Thursday, March 29, 2007

The Money Shot: 3.29.07

Today's headlines...

U2's Bono awarded British knighthood (AP)
The Money Shot: "You have permission to call me anything you want — except sir, all right? Lord of lords, your demigodness, that'll do," he told reporters afterward. Because he is an Irish citizen, Bono won't have the title of "sir" before his name. That honor is reserved for citizens of the United Kingdom or British Commonwealth countries. Ireland left the Commonwealth when it became a republic in 1949.

Oasis in new indie war of words (Metro.co.uk)
MS: Bloc Party frontman Kele Okereke hit back after Liam Gallagher dismissed them as "a band off University Challenge".

Okereke told Uncut magazine: "I think Oasis are the most over-rated and pernicious band of all time. They had a totally negative and dangerous impact upon the state of British music. They have made stupidity hip. They claim to be inspired by the Beatles but, and this so saddens me, they have failed to grasp that the Beatles were about constant change and evolution. Oasis are repetitive Luddites."


Radiohead Deny Starbucks Deal (Yahoo! Music)
MS: "Radiohead are currently in the studio working on their next record. They are not negotiating a new record deal with anyone, and will not even consider how to release their new music until the album is finished. The rumor that they are about to sign with Starbucks is totally untrue."

Snow Patrol, Flaming Lips Ensnared For 'Spider-Man 3' (Billboard)
MS: "Peter Parker never seems to get over his introverted lack of confidence, at least in the classic comic books I remember," Flaming Lips frontman Wayne Coyne told Billboard.com today (March 29) in the midst of a tornado warning in his Oklahoma City hometown. "I was looking for some excuse to write a fight song, and then this came up. It has the chiming of the bell when they go into the ring. It's silly, but with the right storyline, it can be a lot of fun."
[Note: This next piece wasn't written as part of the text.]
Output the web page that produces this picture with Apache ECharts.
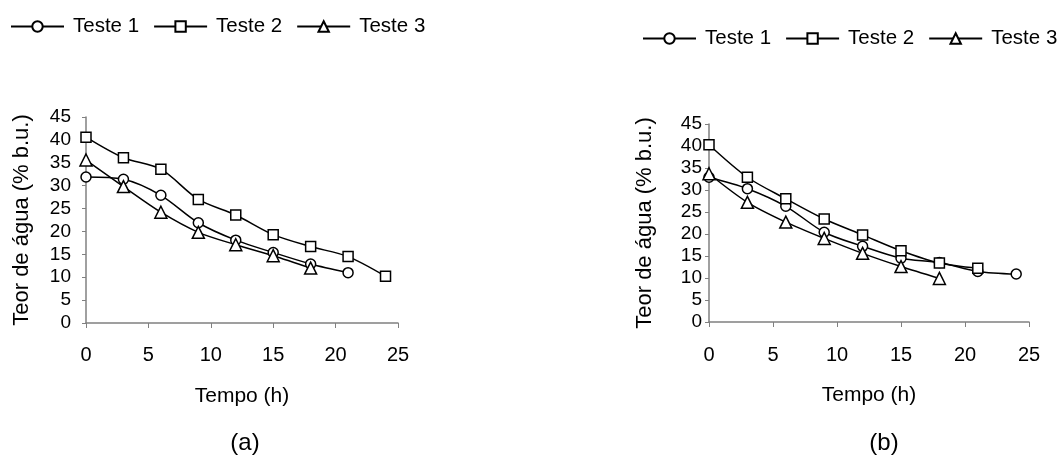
<!DOCTYPE html>
<html>
<head>
<meta charset="utf-8">
<script src="https://cdn.jsdelivr.net/npm/echarts@6/dist/echarts.min.js"></script>
<style>
  * { margin: 0; padding: 0; }
  html, body { background: #fff; }
  #chart { width: 1059px; height: 456px; }
</style>
</head>
<body>
<div id="chart"></div>
<script>
// tempo (h)
var hours = [0, 3, 6, 9, 12, 15, 18, 21, 24];
var xTicks = [0, 5, 10, 15, 20, 25];
var yTicks = [0, 5, 10, 15, 20, 25, 30, 35, 40, 45];

// (a)
var teste1A = [31.9, 31.4, 27.9, 21.9, 18.1, 15.4, 12.9, 11.0];
var teste2A = [40.6, 36.1, 33.6, 27.0, 23.6, 19.3, 16.7, 14.5, 10.2];
var teste3A = [35.6, 29.8, 24.2, 19.8, 17.1, 14.7, 12.0];

// (b)
var teste1B = [32.9, 30.3, 26.3, 20.4, 17.2, 14.5, 13.5, 11.5, 10.9];
var teste2B = [40.3, 32.9, 28.0, 23.4, 19.8, 16.2, 13.4, 12.2];
var teste3B = [33.7, 27.2, 22.7, 19.0, 15.6, 12.6, 9.9];

var seriesNames = ["Teste 1", "Teste 2", "Teste 3"];
var symbols = ["circle", "rect", "triangle"];

var font = "'Liberation Sans', Arial, sans-serif";

function pairs (values) {
  return values.map(function (v, i) { return [hours[i], v]; });
}

function makeSeries (values, idx, axisIdx) {
  return {
    name: seriesNames[idx],
    type: "line",
    xAxisIndex: axisIdx,
    yAxisIndex: axisIdx,
    data: pairs(values),
    smooth: 0.3,
    symbol: symbols[idx],
    symbolSize: idx === 2 ? 12 : 10,
    lineStyle: { color: "#000", width: 1.5 },
    itemStyle: { color: "#fff", borderColor: "#000", borderWidth: 1.5 },
    emphasis: { disabled: true },
    animation: false
  };
}

function makeX (gridIdx, margin) {
  return {
    type: "value",
    gridIndex: gridIdx,
    min: xTicks[0],
    max: xTicks[xTicks.length - 1],
    interval: 5,
    name: "Tempo (h)",
    nameLocation: "middle",
    nameGap: 63,
    nameTextStyle: { color: "#000", fontSize: 21, fontFamily: font },
    axisLine: { lineStyle: { color: "#808080", width: 1.5 } },
    axisTick: { show: true, inside: false, length: 5, lineStyle: { color: "#808080" } },
    axisLabel: { color: "#000", fontSize: 20, fontFamily: font, margin: margin },
    splitLine: { show: false }
  };
}

function makeY (gridIdx, margin) {
  return {
    type: "value",
    gridIndex: gridIdx,
    min: yTicks[0],
    max: yTicks[yTicks.length - 1],
    interval: 5,
    name: "Teor de água (% b.u.)",
    nameLocation: "middle",
    nameGap: 53,
    nameTextStyle: { color: "#000", fontSize: 22, fontFamily: font },
    axisLine: { show: true, lineStyle: { color: "#808080", width: 1.5 } },
    axisTick: { show: true, inside: false, length: 4, lineStyle: { color: "#808080" } },
    axisLabel: { color: "#000", fontSize: 19, fontFamily: font, margin: margin },
    splitLine: { show: false }
  };
}

function makeLegend (left, top) {
  return {
    left: left,
    top: top,
    padding: 0,
    itemWidth: 53,
    itemHeight: 13,
    itemGap: 14,
    data: seriesNames,
    selectedMode: false,
    textStyle: { color: "#000", fontSize: 20.5, fontFamily: font, padding: [0, 0, 0, 4] }
  };
}

var chart = echarts.init(document.getElementById("chart"));
chart.setOption({
  backgroundColor: "#fff",
  animation: false,
  title: [
    { text: "(a)", left: 240, top: 426, textAlign: "center",
      textStyle: { color: "#000", fontSize: 24, fontWeight: "normal", fontFamily: font } },
    { text: "(b)", left: 879, top: 426, textAlign: "center",
      textStyle: { color: "#000", fontSize: 24, fontWeight: "normal", fontFamily: font } }
  ],
  legend: [makeLegend(10, 16), makeLegend(642, 28)],
  grid: [
    { left: 86, top: 117, width: 312, height: 206 },
    { left: 709, top: 124, width: 320, height: 198 }
  ],
  xAxis: [makeX(0, 22), makeX(1, 23)],
  yAxis: [makeY(0, 15), makeY(1, 7)],
  series: [
    makeSeries(teste1A, 0, 0),
    makeSeries(teste2A, 1, 0),
    makeSeries(teste3A, 2, 0),
    makeSeries(teste1B, 0, 1),
    makeSeries(teste2B, 1, 1),
    makeSeries(teste3B, 2, 1)
  ]
});
</script>
</body>
</html>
The 50 greatest film soundtracks (Guardian Unlimited)
MS: 12. Trainspotting (Compiler: Danny Boyle, 1996) Danny Boyle's energetic screen rendering of Irvine Welsh's novel was the Clockwork Orange of the Nineties - a movie which redefined the face of modern British cinema, leaving an indelible impression upon contemporary youth culture. Essential to the film's success was an audaciously scattershot jukebox soundtrack which perfectly embodied the film's anarchic charms. Listening to the CD is like watching the entire movie in your head, from Iggy Pop's frenetic 'Lust For Life' (the opening high-street chase sequence), through the ironic melancholy of Lou Reed's 'Perfect Day' (Renton's heroin overdose), to the blood-pumping climax of Underworld's chanting heartbeat 'Born Slippy' (our anti-hero's gleeful escape).

The Gossip's Beth Ditto Speaks Out (The Independent)
MS: "I've been loud and obnoxious my whole life and never really understood why I'd get into so much trouble for talking when the whole room was doing it. When grunge came along, I wanted to sing like Tori Amos, then Mama Cass. Later, when I listened to Sonic Youth, Bikini Kill and Hole, I realised my voice didn't have to sound beautiful."

Partying This Hard Is A Full-Time Job And The Black Lips Just Got A Promotion (Eye Weekly)
MS: Every band needs a story, and playing 13 gigs in four days during the South by Southwest music festival in Austin, Texas is the kind of outsized stunt that great biographies are made of. It has the hallmarks of rock legend: after years of toiling in obscurity, scrappy garage punk underdogs play every show they can and finally seize the attention of the music business, one crowd of nerdy rock critics and fauxhawked A&R reps at a time. But every journalist always wants something juicier to write about, and when The New York Times labelled them “the hardest-working band at SXSW,” the rest of the media picked up on what these Atlanta natives The Black Lips were known as beforehand: the hardest-partying gang of drunken fools ever to hit, and piss all over, the stage. They haven't quite lived it down yet.